Interview with Angeles Chapter Activist & Artist, Myla Collier
Myla Collier is the winner of a Sierra Club Angeles Chapter grant to create a traveling mixed media art show called “Climate: A New Look”. Her exhibit will premiere around April.
Tell us about your background before working at the Sierra Club Angeles Chapter.
“I moved to Los Angeles in 1970. As someone who did lots of weekend backpacking in the eastern Sierras and was looking for a husband to start a family with, I naturally gravitated towards becoming involved in the Sierra Club and later became the Advertising Manager for the Activities Schedule. After five years, I married Bruce Collier, the former Chair of the Angeles Chapter. Mary Ferguson, the Sierra Club Office Administrator was my matron of honor. A few years later, when my son started school, I went back to college to receive my BA and MA in Cultural Anthropology.
My family and I then spent twenty years in San Luis Obispo before finally moving back to Orange County in 2013. Around this time, Bruce died from a serious biking accident, and I became very upset about the Trump presidency. With all that happening, I wanted to become more involved in the community and have since worked with the Orange County Political Committee.”
How did climate change become a concern of yours?
“I remember becoming concerned with climate change when I started working for the Sierra Club in the 1970s, right when climate was just coming to the awareness of the public.
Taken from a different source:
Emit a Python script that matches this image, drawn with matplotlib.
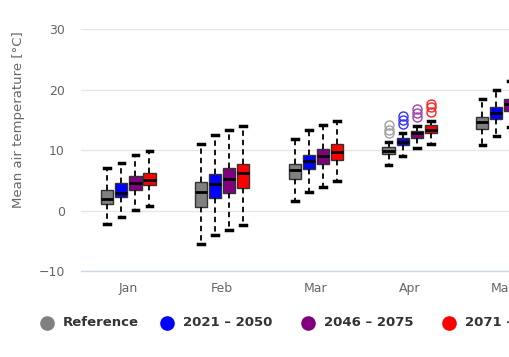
import numpy as np
import matplotlib
matplotlib.use("Agg")
import matplotlib.pyplot as plt
from matplotlib.lines import Line2D

plt.rcParams['font.family'] = ['DejaVu Sans']

months = ["Jan", "Feb", "Mar", "Apr", "May"]
series_names = ["Reference", "2021 \u2013 2050", "2046 \u2013 2075", "2071 \u2013 2100"]
series_colors = ["#808080", "#0000ff", "#800080", "#ff0000"]
flier_colors = ["#a0a0a0", "#3030ff", "#a040a8", "#ff2020"]

# [low, q1, median, q3, high] per month
reference = [[-2.2, 1.1, 2.0, 3.4, 7.0],
             [-5.5, 0.6, 3.1, 4.8, 11.0],
             [1.6, 5.3, 6.7, 7.8, 11.8],
             [7.6, 9.4, 9.9, 10.6, 11.4],
             [10.8, 13.6, 14.6, 15.5, 18.5]]
near_future = [[-1.1, 2.3, 3.0, 4.6, 7.9],
               [-4.0, 2.1, 4.5, 6.1, 12.5],
               [3.1, 6.9, 8.3, 9.3, 13.3],
               [9.0, 10.8, 11.4, 12.0, 12.9],
               [12.3, 15.2, 16.2, 17.1, 20.0]]
mid_future = [[0.2, 3.5, 4.6, 5.7, 9.3],
              [-3.2, 2.9, 5.2, 7.0, 13.3],
              [3.9, 7.7, 9.0, 10.2, 14.1],
              [10.3, 12.1, 12.8, 13.2, 14.0],
              [13.8, 16.5, 17.6, 18.4, 21.5]]
far_future = [[0.8, 4.2, 5.1, 6.3, 9.9],
              [-2.4, 3.8, 6.2, 7.8, 14.0],
              [4.9, 8.4, 9.7, 11.0, 14.9],
              [11.0, 12.9, 13.3, 14.2, 14.9],
              [15.0, 17.6, 18.6, 19.6, 23.0]]

# outliers, only in April
april_outliers = [[12.8, 13.4, 14.1],
                  [14.3, 15.0, 15.6],
                  [15.5, 16.2, 16.9],
                  [16.3, 17.1, 17.7]]

all_series = [reference, near_future, mid_future, far_future]
offsets = [-0.225, -0.075, 0.075, 0.225]

fig = plt.figure(figsize=(5.1, 3.57), dpi=100, facecolor='w')
ax = fig.add_axes([81.5 / 510, 1 - 271.3 / 357, 1 - 81.5 / 510, (271.3 - 29.3) / 357])

x = np.arange(len(months))
for s, data in enumerate(all_series):
    stats = []
    for m, row in enumerate(data):
        stats.append({
            "whislo": row[0], "q1": row[1], "med": row[2], "q3": row[3], "whishi": row[4],
            "fliers": april_outliers[s] if months[m] == "Apr" else [],
        })
    ax.bxp(
        stats, positions=x + offsets[s], widths=0.13, patch_artist=True,
        boxprops=dict(facecolor=series_colors[s], edgecolor='#333333', linewidth=1.0),
        medianprops=dict(color='black', linewidth=2.0),
        whiskerprops=dict(color='black', linewidth=1.3, linestyle=(0, (3, 2.2))),
        capprops=dict(color='black', linewidth=2.5),
        capwidths=0.06,
        flierprops=dict(marker='o', markersize=6.5, markerfacecolor='none',
                        markeredgecolor=flier_colors[s], markeredgewidth=1.0),
        zorder=3,
    )

ax.set_xlim(-0.5, 4.07)
ax.set_ylim(-10, 30)
ax.set_xticks(x)
ax.set_xticklabels(months)
ax.set_yticks([-10, 0, 10, 20, 30])
ax.set_yticklabels(["\u221210", "0", "10", "20", "30"])

ax.grid(True, axis='y', color='#e6e6e6', linewidth=1.0, zorder=0)
for side in ["top", "right", "left"]:
    ax.spines[side].set_visible(False)
ax.spines["bottom"].set_color('#ccd6eb')
ax.spines["bottom"].set_linewidth(1.0)
ax.tick_params(axis='both', length=0, labelsize=9, colors='#666666')
ax.tick_params(axis='x', pad=8)
ax.tick_params(axis='y', pad=12)
ax.set_ylabel("Mean air temperature [\u00b0C]", fontsize=9.5, color='#666666', labelpad=4)
ax.yaxis.set_label_coords(-0.131, 0.625)

# legend entries placed along the bottom, last one runs past the edge like the reference
legend_x = [47, 167, 308, 449]
legend_y = 1 - 323 / 357
for lx, name, c in zip(legend_x, series_names, series_colors):
    fig.add_artist(Line2D([lx / 510], [legend_y], transform=fig.transFigure, linestyle='none',
                          marker='o', markersize=9.5, markerfacecolor=c, markeredgecolor=c))
    fig.text((lx + 16) / 510, legend_y, name, ha='left', va='center', fontsize=9.5,
             fontweight='bold', color='#333333')

fig.savefig("out.png", dpi=100, facecolor='w')
plt.close(fig)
My concern has always been the sheer size of the problem of climate change.”
How did you come to request the grant to create the climate art project?
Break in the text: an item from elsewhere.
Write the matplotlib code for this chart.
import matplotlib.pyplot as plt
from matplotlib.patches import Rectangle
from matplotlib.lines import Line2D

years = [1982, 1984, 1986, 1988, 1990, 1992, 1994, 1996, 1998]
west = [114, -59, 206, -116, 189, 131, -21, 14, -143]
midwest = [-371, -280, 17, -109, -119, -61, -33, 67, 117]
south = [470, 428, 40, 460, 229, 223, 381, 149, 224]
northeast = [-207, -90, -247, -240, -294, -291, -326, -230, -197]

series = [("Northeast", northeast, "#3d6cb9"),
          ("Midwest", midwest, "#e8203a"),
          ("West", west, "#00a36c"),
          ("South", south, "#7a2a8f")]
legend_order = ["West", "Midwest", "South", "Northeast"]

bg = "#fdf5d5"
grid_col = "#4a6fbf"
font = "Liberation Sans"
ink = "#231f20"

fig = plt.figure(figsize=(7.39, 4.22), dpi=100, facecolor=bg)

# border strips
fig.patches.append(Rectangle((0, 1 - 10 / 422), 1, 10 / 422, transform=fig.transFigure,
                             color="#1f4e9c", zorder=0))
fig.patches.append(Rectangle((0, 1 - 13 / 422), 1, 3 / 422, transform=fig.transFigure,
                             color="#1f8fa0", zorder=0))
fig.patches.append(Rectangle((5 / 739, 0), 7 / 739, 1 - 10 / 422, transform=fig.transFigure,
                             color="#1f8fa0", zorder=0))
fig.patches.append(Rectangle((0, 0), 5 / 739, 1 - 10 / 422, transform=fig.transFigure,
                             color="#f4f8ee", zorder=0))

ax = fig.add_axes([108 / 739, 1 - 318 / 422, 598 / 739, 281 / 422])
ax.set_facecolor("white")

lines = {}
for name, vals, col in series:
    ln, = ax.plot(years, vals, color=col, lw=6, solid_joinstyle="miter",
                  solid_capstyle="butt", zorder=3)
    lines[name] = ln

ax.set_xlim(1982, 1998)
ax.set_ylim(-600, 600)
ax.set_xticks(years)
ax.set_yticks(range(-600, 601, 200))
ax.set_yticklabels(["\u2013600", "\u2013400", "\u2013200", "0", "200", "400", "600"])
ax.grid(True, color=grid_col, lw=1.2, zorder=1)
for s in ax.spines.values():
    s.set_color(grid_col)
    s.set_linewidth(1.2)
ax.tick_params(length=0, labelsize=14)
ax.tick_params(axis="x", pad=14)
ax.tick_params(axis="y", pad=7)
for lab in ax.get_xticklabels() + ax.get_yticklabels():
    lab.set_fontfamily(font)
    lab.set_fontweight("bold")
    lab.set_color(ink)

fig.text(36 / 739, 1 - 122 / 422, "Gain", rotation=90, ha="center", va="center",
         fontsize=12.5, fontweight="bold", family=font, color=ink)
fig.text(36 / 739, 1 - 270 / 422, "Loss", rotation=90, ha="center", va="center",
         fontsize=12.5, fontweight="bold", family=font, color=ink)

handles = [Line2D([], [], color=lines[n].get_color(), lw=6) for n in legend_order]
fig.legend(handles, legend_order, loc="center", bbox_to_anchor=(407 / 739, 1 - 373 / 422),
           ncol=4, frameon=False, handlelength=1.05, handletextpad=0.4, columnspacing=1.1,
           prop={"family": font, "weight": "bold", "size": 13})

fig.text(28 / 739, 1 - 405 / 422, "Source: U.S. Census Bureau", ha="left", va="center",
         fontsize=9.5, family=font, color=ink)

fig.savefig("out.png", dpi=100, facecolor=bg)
“I belong to a national group called the American Tapestry Alliance. One of our members in Florida launched a call for artists to help her create an exhibit having to do with destruction of coral reefs, and I helped her by crocheting and weaving some fish. From there, I started to think about ways to do something similar for Southern California. I thought it would be a great, accessible way to reach people about the issue of climate change and show them some simple ways to take care of our environment.”
Can you tell us about your art project?
“We have chosen a traveling mixed media art exhibit to highlight elements of climate change specific to California in a 3D diorama-like format. There will be six Display Boxes raising awareness for things such as climate change in the Arctic, electrification of cars and public transport, and ocean/stream cleanup. Each box will have a QR code to the Southern Sierran site and with links and resources. Additionally, there will be a DIY craft project workshop at each venue so viewers can directly interact with the exhibit.”
What does weaving mean to you?
“Weaving is an essential part of my life. It provides me a meditative state of involvement on many levels and serves as the context of my work. When I work on a high warp loom with these images, my mind is actively engaged with the flow of a serendipitous design process and the weaving becomes integrated into the idea becoming cloth. Like life, the wandering weft threads trace the path of each individual as they thread their way between events, relationships, and connections.
Do you have any advice for someone who might have a similar project in mind, or would just like to get more involved?
“I can’t say I have any great advice except it appears to me the club is interested in seeing new and different ways to tell our story and. . . . keeping it simple.”